Senior DataCenter System Engineer

NVIDIA

NVIDIA

Multiple locations
Posted on Sep 22, 2023

NVIDIA’s invention of the GPU in 1999 sparked the growth of the PC gaming market, redefined modern computer graphics, and revolutionized parallel computing. More recently, GPU deep learning ignited modern AI — the next era of computing — with the GPU-accelerated servers acting as the brain of modern data centers. The NVIDIA Datacenter System group is looking for a Senior System Diagnostics Engineer with an interest in design automation, tools, integration, verification and validation. This position offers the opportunity to make a broad impact across many projects while developing on internal solutions to enable system creation in the most optimized way.

What You'll Be Doing:

  • Lead planning, defining test requirements and optimizing the production line to deliver new NVIDIA GPU datacenter products.

  • Be instrumental in driving the best-in-class quality metrics by tracking and ensuring adequate test coverage of all aspects of the product.

  • Collaborate with Test Engineering, Product Engineering and SW teams to ensure successful production test diagnostics SW package releases through various stages of NPI, product ramp and entire lifecycle.

  • Leverage your in-depth experience with statistical analysis tools and data parsing scripts to define manufacturing test spec limits for various parameters.

  • Analyze, debug and resolve critical firmware and software issues, often under tight time schedules.

  • Use your knowledge of system power-up and handshakes during boot to debug sophisticated interactions between HW, FW and SW on faulty boards.

  • Early engagement with HW/FW/SW engineering teams, and other groups, to build end-to-end solutions and optimize datacenter product designs.

  • Parse manufacturing logs and manipulate databases to analyze failures.

  • Collaborate and establish continuous improvements in our manufacturing flows and production test diagnostics.

  • Innovating!

What We Need To See:

  • Bachelors or Masters degree in Math, Computer Science, or Engineering field or equivalent experience

  • 6+ years of experience on server systems.

  • Strong problem solving and software engineering skills, a passion for applying them to new challenges and a commitment to high quality work.

  • Expertise in Python or a similar language and an understanding of object- oriented programming

  • Proven experience on Server architectures, CPU baseboards and GPU technology in order to productize new GPU boards and GPU-accelerated Server architectures.

  • Consistent track record of conceptualizing, designing, and implementing modular and robust software components with well-thought-out APIs and interfaces.

  • Deep knowledge of server systems including SBIOS, BMC, network, power, rack layouts, cabling, and experience with compute, storage and GPU servers in both air and water cooled environments.

  • Knowledge of IPMI/SNMP/Redfish.

  • Ability to multitask effectively in a dynamic environment.

  • You love solving hard problems and can work independently or as part of a team.

Widely considered to be one of the technology world’s most desirable employers, NVIDIA leads the way in groundbreaking developments in Artificial Intelligence, High-Performance Computing and Visualization.
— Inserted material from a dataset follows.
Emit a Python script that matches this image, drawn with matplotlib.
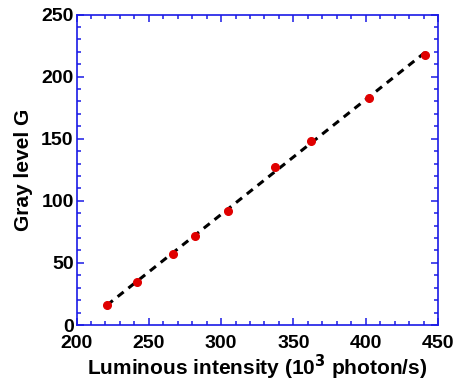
import numpy as np
import matplotlib.pyplot as plt
from matplotlib.ticker import MultipleLocator

plt.rcParams['font.family'] = ['Liberation Sans', 'DejaVu Sans']
plt.rcParams['font.weight'] = 'bold'

# data
intensity = [221, 242, 267, 282, 305, 337, 362, 402.5, 441]
gray = [16, 35, 57, 72, 92, 127.5, 148.5, 183, 217.5]

blue = '#1a1ae6'

fig = plt.figure(figsize=(4.53, 3.83), dpi=100)
ax = fig.add_axes([76.5/453, 1 - 325/383, (438 - 76.5)/453, (325 - 14.5)/383])

# linear fit
k, b = np.polyfit(intensity, gray, 1)
xf = np.array([intensity[0], intensity[-1]])
ax.plot(xf, k*xf + b, '--', color='black', lw=2.2, dashes=(2.5, 2))
ax.plot(intensity, gray, 'o', color='#e00000', ms=5.5, mec='#e00000')

ax.set_xlim(200, 450)
ax.set_ylim(0, 250)
ax.xaxis.set_major_locator(MultipleLocator(50))
ax.xaxis.set_minor_locator(MultipleLocator(10))
ax.yaxis.set_major_locator(MultipleLocator(50))
ax.yaxis.set_minor_locator(MultipleLocator(10))

for s in ax.spines.values():
    s.set_color(blue)
    s.set_linewidth(1.2)
ax.tick_params(which='both', direction='in', top=True, right=True, color=blue,
               labelsize=14, labelcolor='black', width=1.1)
ax.tick_params(which='major', length=5)
ax.tick_params(axis='x', which='major', pad=7)
ax.tick_params(axis='y', which='major', pad=2)
ax.tick_params(which='minor', length=3)
for lab in ax.get_xticklabels() + ax.get_yticklabels():
    lab.set_fontweight('bold')

ax.set_xlabel('Luminous intensity (10$^\\mathbf{3}$ photon/s)', fontsize=15, fontweight='bold')
ax.xaxis.label.set_va('baseline')
ax.xaxis.set_label_coords(0.5, -50/310.5)
ax.set_ylabel('Gray level G', fontsize=15, fontweight='bold')
ax.yaxis.label.set_va('center')
ax.yaxis.set_label_coords(-53/361.5, 0.5)

fig.savefig('out.png', dpi=100)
The GPU, our invention, serves as the visual cortex of modern computers and is at the heart of our products and services. Our work opens up new universes to explore, enables amazing creativity and discovery, and powers what were once science fiction inventions from artificial intelligence to autonomous cars. NVIDIA is looking for great people in multiple teams to help us accelerate the next wave of artificial intelligence, in Software, Hardware, Research and more. If you are creative and passionate, we want to hear from you.

The base salary range is $152,000 - $287,500. Your base salary will be determined based on your location, experience, and the pay of employees in similar positions.

You will also be eligible for equity and benefits.

NVIDIA is committed to fostering a diverse work environment and proud to be an equal opportunity employer. As we highly value diversity in our current and future employees, we do not discriminate (including in our hiring and promotion practices) on the basis of race, religion, color, national origin, gender, gender expression, sexual orientation, age, marital status, veteran status, disability status or any other characteristic protected by law.